Your copy of the material below should match it exactly, except that it holds no pictures.

»»

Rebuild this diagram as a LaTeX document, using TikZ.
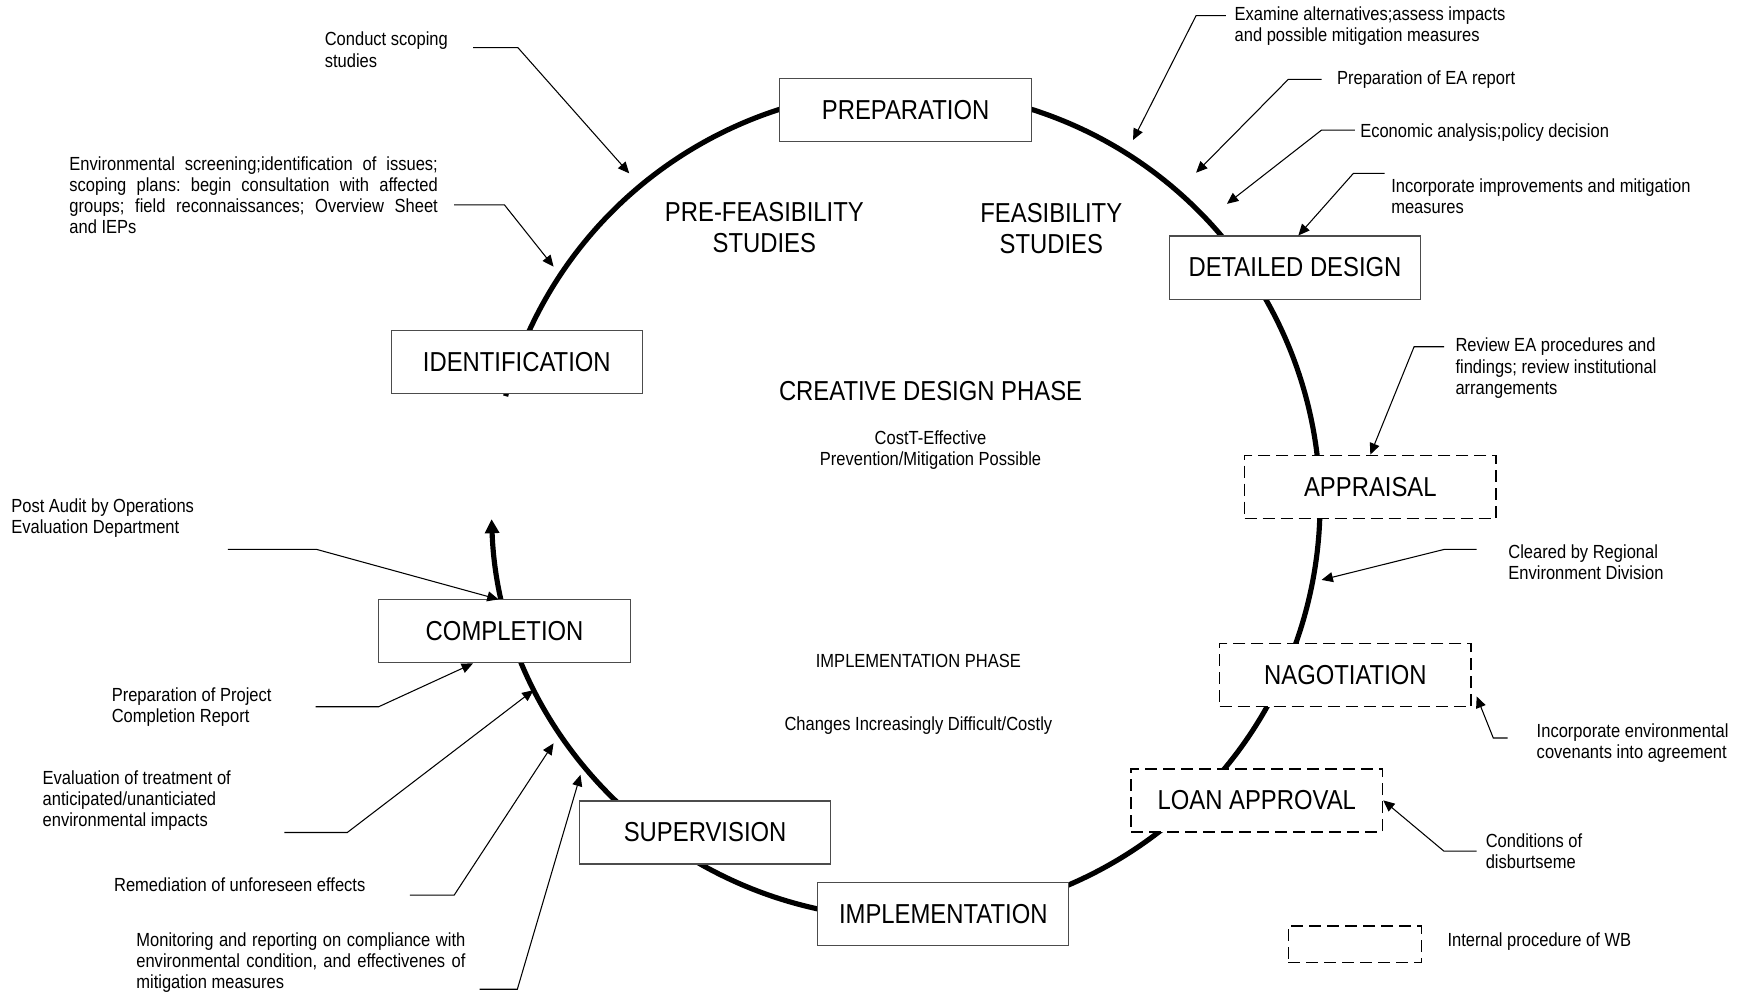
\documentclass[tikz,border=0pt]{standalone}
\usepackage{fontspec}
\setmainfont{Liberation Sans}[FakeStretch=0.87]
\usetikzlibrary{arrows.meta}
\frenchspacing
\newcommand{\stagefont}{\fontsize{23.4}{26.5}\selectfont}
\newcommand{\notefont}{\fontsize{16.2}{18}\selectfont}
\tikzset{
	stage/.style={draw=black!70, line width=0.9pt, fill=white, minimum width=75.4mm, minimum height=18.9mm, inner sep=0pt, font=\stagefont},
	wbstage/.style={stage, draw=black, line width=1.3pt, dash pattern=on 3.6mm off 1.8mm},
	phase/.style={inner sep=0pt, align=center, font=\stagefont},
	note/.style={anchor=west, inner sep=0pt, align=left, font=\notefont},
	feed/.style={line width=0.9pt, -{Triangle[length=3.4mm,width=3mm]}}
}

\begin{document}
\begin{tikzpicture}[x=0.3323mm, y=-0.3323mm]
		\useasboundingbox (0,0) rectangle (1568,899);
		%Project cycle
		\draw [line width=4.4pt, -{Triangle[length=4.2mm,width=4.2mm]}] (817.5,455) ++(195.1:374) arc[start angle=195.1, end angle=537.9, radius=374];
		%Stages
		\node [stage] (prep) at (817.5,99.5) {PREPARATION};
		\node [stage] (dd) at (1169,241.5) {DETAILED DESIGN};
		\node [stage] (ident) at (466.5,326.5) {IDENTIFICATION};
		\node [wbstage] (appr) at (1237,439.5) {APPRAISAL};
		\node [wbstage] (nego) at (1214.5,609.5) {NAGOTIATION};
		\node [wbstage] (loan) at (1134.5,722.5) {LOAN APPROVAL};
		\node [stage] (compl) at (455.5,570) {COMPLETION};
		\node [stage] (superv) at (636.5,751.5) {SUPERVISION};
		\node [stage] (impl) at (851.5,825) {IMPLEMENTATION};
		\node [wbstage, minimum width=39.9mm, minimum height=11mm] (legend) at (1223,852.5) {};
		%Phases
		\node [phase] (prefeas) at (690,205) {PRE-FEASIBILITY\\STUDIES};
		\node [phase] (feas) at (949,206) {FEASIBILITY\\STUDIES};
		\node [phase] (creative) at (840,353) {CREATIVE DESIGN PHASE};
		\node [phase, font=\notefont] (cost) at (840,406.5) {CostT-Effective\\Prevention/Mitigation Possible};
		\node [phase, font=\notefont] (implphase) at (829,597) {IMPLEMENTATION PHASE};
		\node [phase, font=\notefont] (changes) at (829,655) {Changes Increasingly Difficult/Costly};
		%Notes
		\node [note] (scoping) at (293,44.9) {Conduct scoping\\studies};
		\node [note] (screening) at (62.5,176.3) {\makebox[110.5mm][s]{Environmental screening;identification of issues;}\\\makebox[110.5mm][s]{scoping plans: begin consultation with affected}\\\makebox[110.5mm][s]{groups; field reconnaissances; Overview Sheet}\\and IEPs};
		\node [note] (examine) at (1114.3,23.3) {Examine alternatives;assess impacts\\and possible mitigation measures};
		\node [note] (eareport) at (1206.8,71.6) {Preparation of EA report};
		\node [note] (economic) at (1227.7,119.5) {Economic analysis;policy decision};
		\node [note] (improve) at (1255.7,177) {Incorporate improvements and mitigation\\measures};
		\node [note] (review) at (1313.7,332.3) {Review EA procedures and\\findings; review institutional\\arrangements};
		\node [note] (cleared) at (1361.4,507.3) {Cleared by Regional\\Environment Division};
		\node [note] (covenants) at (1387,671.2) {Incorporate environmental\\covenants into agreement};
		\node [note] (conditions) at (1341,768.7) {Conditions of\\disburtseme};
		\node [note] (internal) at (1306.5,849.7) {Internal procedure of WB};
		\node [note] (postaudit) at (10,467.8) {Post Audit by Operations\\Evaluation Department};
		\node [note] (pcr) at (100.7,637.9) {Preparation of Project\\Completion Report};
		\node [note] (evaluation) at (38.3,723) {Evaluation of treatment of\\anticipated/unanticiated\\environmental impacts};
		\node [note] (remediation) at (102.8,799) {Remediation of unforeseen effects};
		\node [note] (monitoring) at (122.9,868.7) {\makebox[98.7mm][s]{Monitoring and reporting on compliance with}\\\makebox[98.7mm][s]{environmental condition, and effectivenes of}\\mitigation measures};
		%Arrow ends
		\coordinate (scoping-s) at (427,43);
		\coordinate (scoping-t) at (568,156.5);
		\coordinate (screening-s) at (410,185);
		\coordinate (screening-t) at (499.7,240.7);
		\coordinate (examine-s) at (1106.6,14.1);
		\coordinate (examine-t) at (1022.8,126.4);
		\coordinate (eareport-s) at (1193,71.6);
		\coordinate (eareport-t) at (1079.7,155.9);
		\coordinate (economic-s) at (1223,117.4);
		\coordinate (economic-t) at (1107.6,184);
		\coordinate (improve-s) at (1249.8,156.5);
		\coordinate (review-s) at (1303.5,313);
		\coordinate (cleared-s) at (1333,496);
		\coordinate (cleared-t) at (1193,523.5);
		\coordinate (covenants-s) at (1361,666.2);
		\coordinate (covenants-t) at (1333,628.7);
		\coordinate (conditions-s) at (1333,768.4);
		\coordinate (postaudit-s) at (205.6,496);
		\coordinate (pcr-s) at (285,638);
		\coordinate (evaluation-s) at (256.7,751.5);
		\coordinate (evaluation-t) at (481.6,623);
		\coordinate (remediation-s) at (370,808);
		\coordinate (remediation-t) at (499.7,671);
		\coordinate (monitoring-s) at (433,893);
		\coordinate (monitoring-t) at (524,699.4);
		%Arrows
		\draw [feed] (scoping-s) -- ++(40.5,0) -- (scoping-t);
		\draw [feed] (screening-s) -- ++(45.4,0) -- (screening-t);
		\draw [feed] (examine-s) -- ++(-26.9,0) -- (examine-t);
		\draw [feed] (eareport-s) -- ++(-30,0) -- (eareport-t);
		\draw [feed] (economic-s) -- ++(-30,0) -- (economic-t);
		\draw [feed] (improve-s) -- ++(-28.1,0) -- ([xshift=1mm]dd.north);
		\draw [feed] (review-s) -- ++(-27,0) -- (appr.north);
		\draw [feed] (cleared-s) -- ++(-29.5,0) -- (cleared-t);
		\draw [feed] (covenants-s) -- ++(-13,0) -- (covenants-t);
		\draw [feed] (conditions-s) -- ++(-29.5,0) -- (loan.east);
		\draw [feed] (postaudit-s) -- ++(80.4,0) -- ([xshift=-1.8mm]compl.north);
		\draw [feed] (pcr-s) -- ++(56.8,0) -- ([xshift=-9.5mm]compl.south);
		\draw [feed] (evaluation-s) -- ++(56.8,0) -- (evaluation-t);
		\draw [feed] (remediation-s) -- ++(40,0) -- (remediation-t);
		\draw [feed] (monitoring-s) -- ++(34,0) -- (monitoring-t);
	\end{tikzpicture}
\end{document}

««

→ RESPONSE:
Rebuild this diagram as a LaTeX document, using TikZ.
\documentclass[tikz,border=0pt]{standalone}
\usepackage{fontspec}
\setmainfont{Liberation Sans}[FakeStretch=0.87]
\usetikzlibrary{arrows.meta}
\frenchspacing
\newcommand{\stagefont}{\fontsize{23.4}{26.5}\selectfont}
\newcommand{\notefont}{\fontsize{16.2}{18}\selectfont}
\tikzset{
	stage/.style={draw=black!70, line width=0.9pt, fill=white, minimum width=75.4mm, minimum height=18.9mm, inner sep=0pt, font=\stagefont},
	wbstage/.style={stage, draw=black, line width=1.3pt, dash pattern=on 3.6mm off 1.8mm},
	phase/.style={inner sep=0pt, align=center, font=\stagefont},
	note/.style={anchor=west, inner sep=0pt, align=left, font=\notefont},
	feed/.style={line width=0.9pt, -{Triangle[length=3.4mm,width=3mm]}}
}

\begin{document}
\begin{tikzpicture}[x=0.3323mm, y=-0.3323mm]
		\useasboundingbox (0,0) rectangle (1568,899);
		%Project cycle
		\draw [line width=4.4pt, -{Triangle[length=4.2mm,width=4.2mm]}] (817.5,455) ++(195.1:374) arc[start angle=195.1, end angle=537.9, radius=374];
		%Stages
		\node [stage] (prep) at (817.5,99.5) {PREPARATION};
		\node [stage] (dd) at (1169,241.5) {DETAILED DESIGN};
		\node [stage] (ident) at (466.5,326.5) {IDENTIFICATION};
		\node [wbstage] (appr) at (1237,439.5) {APPRAISAL};
		\node [wbstage] (nego) at (1214.5,609.5) {NAGOTIATION};
		\node [wbstage] (loan) at (1134.5,722.5) {LOAN APPROVAL};
		\node [stage] (compl) at (455.5,570) {COMPLETION};
		\node [stage] (superv) at (636.5,751.5) {SUPERVISION};
		\node [stage] (impl) at (851.5,825) {IMPLEMENTATION};
		\node [wbstage, minimum width=39.9mm, minimum height=11mm] (legend) at (1223,852.5) {};
		%Phases
		\node [phase] (prefeas) at (690,205) {PRE-FEASIBILITY\\STUDIES};
		\node [phase] (feas) at (949,206) {FEASIBILITY\\STUDIES};
		\node [phase] (creative) at (840,353) {CREATIVE DESIGN PHASE};
		\node [phase, font=\notefont] (cost) at (840,406.5) {CostT-Effective\\Prevention/Mitigation Possible};
		\node [phase, font=\notefont] (implphase) at (829,597) {IMPLEMENTATION PHASE};
		\node [phase, font=\notefont] (changes) at (829,655) {Changes Increasingly Difficult/Costly};
		%Notes
		\node [note] (scoping) at (293,44.9) {Conduct scoping\\studies};
		\node [note] (screening) at (62.5,176.3) {\makebox[110.5mm][s]{Environmental screening;identification of issues;}\\\makebox[110.5mm][s]{scoping plans: begin consultation with affected}\\\makebox[110.5mm][s]{groups; field reconnaissances; Overview Sheet}\\and IEPs};
		\node [note] (examine) at (1114.3,23.3) {Examine alternatives;assess impacts\\and possible mitigation measures};
		\node [note] (eareport) at (1206.8,71.6) {Preparation of EA report};
		\node [note] (economic) at (1227.7,119.5) {Economic analysis;policy decision};
		\node [note] (improve) at (1255.7,177) {Incorporate improvements and mitigation\\measures};
		\node [note] (review) at (1313.7,332.3) {Review EA procedures and\\findings; review institutional\\arrangements};
		\node [note] (cleared) at (1361.4,507.3) {Cleared by Regional\\Environment Division};
		\node [note] (covenants) at (1387,671.2) {Incorporate environmental\\covenants into agreement};
		\node [note] (conditions) at (1341,768.7) {Conditions of\\disburtseme};
		\node [note] (internal) at (1306.5,849.7) {Internal procedure of WB};
		\node [note] (postaudit) at (10,467.8) {Post Audit by Operations\\Evaluation Department};
		\node [note] (pcr) at (100.7,637.9) {Preparation of Project\\Completion Report};
		\node [note] (evaluation) at (38.3,723) {Evaluation of treatment of\\anticipated/unanticiated\\environmental impacts};
		\node [note] (remediation) at (102.8,799) {Remediation of unforeseen effects};
		\node [note] (monitoring) at (122.9,868.7) {\makebox[98.7mm][s]{Monitoring and reporting on compliance with}\\\makebox[98.7mm][s]{environmental condition, and effectivenes of}\\mitigation measures};
		%Arrow ends
		\coordinate (scoping-s) at (427,43);
		\coordinate (scoping-t) at (568,156.5);
		\coordinate (screening-s) at (410,185);
		\coordinate (screening-t) at (499.7,240.7);
		\coordinate (examine-s) at (1106.6,14.1);
		\coordinate (examine-t) at (1022.8,126.4);
		\coordinate (eareport-s) at (1193,71.6);
		\coordinate (eareport-t) at (1079.7,155.9);
		\coordinate (economic-s) at (1223,117.4);
		\coordinate (economic-t) at (1107.6,184);
		\coordinate (improve-s) at (1249.8,156.5);
		\coordinate (review-s) at (1303.5,313);
		\coordinate (cleared-s) at (1333,496);
		\coordinate (cleared-t) at (1193,523.5);
		\coordinate (covenants-s) at (1361,666.2);
		\coordinate (covenants-t) at (1333,628.7);
		\coordinate (conditions-s) at (1333,768.4);
		\coordinate (postaudit-s) at (205.6,496);
		\coordinate (pcr-s) at (285,638);
		\coordinate (evaluation-s) at (256.7,751.5);
		\coordinate (evaluation-t) at (481.6,623);
		\coordinate (remediation-s) at (370,808);
		\coordinate (remediation-t) at (499.7,671);
		\coordinate (monitoring-s) at (433,893);
		\coordinate (monitoring-t) at (524,699.4);
		%Arrows
		\draw [feed] (scoping-s) -- ++(40.5,0) -- (scoping-t);
		\draw [feed] (screening-s) -- ++(45.4,0) -- (screening-t);
		\draw [feed] (examine-s) -- ++(-26.9,0) -- (examine-t);
		\draw [feed] (eareport-s) -- ++(-30,0) -- (eareport-t);
		\draw [feed] (economic-s) -- ++(-30,0) -- (economic-t);
		\draw [feed] (improve-s) -- ++(-28.1,0) -- ([xshift=1mm]dd.north);
		\draw [feed] (review-s) -- ++(-27,0) -- (appr.north);
		\draw [feed] (cleared-s) -- ++(-29.5,0) -- (cleared-t);
		\draw [feed] (covenants-s) -- ++(-13,0) -- (covenants-t);
		\draw [feed] (conditions-s) -- ++(-29.5,0) -- (loan.east);
		\draw [feed] (postaudit-s) -- ++(80.4,0) -- ([xshift=-1.8mm]compl.north);
		\draw [feed] (pcr-s) -- ++(56.8,0) -- ([xshift=-9.5mm]compl.south);
		\draw [feed] (evaluation-s) -- ++(56.8,0) -- (evaluation-t);
		\draw [feed] (remediation-s) -- ++(40,0) -- (remediation-t);
		\draw [feed] (monitoring-s) -- ++(34,0) -- (monitoring-t);
	\end{tikzpicture}
\end{document}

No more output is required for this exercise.